◆ **What the task asks**
Pull each line holding the word "this" from the data.

(Dataset rows)
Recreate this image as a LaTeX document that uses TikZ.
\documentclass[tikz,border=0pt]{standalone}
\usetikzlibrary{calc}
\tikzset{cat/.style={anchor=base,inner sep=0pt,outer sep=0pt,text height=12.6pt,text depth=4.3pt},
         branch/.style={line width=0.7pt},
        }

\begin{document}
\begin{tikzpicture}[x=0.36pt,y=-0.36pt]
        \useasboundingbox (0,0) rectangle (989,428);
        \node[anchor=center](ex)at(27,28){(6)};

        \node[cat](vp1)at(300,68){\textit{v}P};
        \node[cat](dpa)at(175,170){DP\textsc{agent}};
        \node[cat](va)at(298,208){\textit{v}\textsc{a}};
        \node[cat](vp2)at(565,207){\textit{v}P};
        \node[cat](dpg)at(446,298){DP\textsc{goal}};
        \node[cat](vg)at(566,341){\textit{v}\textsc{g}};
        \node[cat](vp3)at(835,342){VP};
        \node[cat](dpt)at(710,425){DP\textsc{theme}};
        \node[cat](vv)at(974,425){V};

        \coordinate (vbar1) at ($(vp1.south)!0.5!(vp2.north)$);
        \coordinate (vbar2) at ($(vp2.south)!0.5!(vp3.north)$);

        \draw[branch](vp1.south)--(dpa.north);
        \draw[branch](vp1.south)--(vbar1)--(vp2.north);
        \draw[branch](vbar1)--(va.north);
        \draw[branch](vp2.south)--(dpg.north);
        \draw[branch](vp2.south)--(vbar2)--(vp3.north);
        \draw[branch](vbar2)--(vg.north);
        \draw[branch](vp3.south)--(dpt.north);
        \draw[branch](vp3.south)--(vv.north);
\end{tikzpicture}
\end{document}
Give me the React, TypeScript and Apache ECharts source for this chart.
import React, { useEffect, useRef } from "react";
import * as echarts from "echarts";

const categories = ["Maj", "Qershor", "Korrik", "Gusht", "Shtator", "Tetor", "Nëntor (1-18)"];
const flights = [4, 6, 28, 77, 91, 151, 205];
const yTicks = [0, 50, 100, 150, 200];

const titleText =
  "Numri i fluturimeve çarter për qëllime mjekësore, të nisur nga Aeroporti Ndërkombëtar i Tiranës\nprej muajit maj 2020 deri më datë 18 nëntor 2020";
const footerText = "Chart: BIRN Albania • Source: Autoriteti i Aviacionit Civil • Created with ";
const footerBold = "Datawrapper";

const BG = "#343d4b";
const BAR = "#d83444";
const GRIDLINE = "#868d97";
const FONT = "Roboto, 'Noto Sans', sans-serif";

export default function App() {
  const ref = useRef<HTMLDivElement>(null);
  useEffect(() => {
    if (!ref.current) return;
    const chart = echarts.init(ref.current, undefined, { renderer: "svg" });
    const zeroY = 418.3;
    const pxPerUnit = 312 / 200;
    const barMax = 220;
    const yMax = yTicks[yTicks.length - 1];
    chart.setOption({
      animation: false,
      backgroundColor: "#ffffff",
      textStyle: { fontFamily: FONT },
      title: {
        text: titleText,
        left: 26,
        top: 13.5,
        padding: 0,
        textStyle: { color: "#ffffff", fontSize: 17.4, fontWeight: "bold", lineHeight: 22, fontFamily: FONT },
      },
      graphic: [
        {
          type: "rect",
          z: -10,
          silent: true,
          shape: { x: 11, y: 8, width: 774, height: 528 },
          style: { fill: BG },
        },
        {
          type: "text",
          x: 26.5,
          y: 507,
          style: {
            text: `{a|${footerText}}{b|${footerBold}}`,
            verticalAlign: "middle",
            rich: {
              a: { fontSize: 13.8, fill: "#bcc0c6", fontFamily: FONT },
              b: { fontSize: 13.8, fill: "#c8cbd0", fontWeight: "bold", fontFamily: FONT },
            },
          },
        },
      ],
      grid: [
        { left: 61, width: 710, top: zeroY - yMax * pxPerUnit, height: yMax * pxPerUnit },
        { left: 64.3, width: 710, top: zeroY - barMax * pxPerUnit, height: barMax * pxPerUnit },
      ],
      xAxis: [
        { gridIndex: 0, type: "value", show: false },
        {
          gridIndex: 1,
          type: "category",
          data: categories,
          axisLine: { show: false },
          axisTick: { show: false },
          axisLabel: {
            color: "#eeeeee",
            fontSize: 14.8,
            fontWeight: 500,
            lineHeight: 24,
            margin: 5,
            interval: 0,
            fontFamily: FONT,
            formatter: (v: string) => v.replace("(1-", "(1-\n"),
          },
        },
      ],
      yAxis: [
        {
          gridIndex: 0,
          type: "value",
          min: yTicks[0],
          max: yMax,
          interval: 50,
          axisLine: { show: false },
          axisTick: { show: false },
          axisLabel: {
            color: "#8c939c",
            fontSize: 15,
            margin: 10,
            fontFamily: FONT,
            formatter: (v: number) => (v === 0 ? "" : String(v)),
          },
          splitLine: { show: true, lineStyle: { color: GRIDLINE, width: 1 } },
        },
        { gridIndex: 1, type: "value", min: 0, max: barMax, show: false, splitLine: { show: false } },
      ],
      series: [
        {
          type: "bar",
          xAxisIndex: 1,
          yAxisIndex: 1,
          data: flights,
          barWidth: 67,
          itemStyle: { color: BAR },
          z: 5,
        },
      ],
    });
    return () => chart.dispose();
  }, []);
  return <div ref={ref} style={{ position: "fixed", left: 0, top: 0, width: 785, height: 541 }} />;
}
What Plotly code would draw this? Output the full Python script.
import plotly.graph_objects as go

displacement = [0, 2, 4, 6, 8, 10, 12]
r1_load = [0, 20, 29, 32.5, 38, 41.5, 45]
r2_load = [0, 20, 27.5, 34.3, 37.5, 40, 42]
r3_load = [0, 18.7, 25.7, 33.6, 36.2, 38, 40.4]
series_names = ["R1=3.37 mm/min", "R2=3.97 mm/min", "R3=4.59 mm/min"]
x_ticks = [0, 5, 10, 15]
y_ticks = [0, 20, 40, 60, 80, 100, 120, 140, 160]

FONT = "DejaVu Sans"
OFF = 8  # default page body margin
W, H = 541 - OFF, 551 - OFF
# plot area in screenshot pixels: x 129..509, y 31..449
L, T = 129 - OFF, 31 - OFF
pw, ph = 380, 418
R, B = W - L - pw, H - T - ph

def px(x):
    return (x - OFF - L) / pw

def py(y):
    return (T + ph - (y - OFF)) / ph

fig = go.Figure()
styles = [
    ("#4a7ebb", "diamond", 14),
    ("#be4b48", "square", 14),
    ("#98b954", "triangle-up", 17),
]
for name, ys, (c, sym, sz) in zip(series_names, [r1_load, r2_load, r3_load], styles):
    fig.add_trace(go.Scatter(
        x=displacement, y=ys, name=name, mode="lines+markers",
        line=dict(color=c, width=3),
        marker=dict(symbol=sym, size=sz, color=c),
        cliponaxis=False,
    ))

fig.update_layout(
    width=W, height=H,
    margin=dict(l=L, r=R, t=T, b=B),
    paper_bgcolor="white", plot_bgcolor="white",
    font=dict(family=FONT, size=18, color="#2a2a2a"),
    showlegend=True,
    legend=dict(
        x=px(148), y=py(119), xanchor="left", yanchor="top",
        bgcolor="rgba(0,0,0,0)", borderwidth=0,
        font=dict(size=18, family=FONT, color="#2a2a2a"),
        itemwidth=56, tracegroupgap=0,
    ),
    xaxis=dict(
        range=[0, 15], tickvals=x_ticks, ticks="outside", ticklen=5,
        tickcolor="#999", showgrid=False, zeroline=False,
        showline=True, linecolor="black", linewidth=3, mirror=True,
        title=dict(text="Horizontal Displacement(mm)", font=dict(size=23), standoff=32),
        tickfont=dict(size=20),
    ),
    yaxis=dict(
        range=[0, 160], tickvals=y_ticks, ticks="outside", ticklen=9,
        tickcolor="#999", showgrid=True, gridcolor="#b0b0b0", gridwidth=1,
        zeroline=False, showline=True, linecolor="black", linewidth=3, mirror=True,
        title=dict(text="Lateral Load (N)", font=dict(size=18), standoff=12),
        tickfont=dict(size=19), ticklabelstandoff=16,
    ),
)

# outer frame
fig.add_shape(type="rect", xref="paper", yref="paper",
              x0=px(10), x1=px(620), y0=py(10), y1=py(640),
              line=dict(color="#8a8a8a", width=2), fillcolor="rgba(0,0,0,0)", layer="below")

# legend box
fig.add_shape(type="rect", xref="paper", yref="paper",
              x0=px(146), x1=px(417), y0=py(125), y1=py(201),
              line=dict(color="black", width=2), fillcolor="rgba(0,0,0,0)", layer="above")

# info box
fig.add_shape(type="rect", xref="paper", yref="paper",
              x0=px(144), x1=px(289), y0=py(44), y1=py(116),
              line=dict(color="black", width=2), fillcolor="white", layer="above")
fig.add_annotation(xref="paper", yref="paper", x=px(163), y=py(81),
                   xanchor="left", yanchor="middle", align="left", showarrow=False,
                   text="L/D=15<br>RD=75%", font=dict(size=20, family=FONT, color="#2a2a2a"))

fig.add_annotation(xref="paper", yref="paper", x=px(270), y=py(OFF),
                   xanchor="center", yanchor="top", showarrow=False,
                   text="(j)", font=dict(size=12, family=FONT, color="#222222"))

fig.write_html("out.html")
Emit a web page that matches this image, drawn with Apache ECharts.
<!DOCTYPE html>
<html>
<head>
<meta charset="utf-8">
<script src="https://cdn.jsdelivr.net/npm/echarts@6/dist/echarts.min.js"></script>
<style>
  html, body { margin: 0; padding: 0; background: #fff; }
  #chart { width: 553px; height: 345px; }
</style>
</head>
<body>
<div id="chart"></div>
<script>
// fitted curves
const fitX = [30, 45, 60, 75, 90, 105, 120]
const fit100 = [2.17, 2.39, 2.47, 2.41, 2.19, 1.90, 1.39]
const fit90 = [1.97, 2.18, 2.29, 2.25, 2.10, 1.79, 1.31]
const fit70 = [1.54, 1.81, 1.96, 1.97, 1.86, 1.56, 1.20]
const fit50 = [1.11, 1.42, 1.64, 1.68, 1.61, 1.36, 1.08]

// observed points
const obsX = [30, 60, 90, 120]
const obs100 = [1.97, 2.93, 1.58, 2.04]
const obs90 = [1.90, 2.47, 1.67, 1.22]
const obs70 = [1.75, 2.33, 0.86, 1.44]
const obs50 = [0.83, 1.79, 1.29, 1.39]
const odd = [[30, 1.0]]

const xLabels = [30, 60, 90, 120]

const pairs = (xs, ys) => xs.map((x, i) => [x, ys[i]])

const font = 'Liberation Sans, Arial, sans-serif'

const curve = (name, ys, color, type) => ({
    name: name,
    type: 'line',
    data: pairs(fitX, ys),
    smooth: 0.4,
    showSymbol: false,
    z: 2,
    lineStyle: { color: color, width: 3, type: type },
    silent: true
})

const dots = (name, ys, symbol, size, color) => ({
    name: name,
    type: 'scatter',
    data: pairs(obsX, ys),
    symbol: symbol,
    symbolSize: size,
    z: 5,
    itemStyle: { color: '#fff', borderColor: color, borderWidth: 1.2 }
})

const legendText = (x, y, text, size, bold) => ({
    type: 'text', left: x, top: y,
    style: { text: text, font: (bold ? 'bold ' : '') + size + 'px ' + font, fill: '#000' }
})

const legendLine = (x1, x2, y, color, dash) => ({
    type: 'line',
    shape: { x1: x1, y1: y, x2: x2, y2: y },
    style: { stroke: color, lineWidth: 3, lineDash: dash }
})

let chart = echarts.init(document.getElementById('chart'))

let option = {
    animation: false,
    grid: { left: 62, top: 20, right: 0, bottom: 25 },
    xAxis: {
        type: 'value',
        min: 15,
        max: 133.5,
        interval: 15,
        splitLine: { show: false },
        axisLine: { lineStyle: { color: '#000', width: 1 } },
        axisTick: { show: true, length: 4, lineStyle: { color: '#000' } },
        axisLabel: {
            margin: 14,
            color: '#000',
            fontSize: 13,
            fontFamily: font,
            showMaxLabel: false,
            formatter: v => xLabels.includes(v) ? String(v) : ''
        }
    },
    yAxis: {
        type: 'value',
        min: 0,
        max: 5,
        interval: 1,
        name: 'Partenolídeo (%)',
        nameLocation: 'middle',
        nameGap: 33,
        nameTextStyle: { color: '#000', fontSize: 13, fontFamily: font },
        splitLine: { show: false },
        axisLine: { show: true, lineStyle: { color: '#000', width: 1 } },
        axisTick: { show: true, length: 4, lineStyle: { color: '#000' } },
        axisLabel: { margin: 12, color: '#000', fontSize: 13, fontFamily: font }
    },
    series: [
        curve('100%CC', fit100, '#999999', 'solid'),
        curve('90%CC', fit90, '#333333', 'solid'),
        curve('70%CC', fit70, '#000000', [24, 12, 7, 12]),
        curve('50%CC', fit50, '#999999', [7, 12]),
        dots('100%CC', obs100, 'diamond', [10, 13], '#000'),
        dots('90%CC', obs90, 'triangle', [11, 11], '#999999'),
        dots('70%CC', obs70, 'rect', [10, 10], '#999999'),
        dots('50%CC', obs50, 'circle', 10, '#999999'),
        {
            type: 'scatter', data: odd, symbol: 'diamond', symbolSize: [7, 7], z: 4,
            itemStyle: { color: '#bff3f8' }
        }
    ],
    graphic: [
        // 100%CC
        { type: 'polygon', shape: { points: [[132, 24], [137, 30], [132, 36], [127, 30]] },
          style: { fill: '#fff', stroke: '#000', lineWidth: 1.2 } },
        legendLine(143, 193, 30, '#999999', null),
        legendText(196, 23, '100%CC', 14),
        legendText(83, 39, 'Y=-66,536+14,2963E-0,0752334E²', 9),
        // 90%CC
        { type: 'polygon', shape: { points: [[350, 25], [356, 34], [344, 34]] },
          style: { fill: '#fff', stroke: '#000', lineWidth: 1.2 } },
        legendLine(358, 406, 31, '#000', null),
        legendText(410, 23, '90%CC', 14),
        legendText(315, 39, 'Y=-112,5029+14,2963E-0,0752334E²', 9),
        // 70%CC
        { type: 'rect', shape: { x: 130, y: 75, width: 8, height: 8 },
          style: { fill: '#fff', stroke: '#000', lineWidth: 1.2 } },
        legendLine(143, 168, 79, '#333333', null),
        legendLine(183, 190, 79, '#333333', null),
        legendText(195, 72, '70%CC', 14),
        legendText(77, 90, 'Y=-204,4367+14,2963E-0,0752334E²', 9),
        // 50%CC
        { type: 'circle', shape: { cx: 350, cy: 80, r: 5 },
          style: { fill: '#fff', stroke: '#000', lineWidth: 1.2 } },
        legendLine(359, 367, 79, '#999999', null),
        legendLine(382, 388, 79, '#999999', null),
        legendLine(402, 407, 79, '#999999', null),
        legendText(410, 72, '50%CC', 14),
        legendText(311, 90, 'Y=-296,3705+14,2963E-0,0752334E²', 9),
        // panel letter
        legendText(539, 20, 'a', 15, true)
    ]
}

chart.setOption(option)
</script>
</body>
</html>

◆ **Solved problem**
Recreate this image as a LaTeX document that uses TikZ.
Give me the React, TypeScript and Apache ECharts source for this chart.
What Plotly code would draw this? Output the full Python script.
Emit a web page that matches this image, drawn with Apache ECharts.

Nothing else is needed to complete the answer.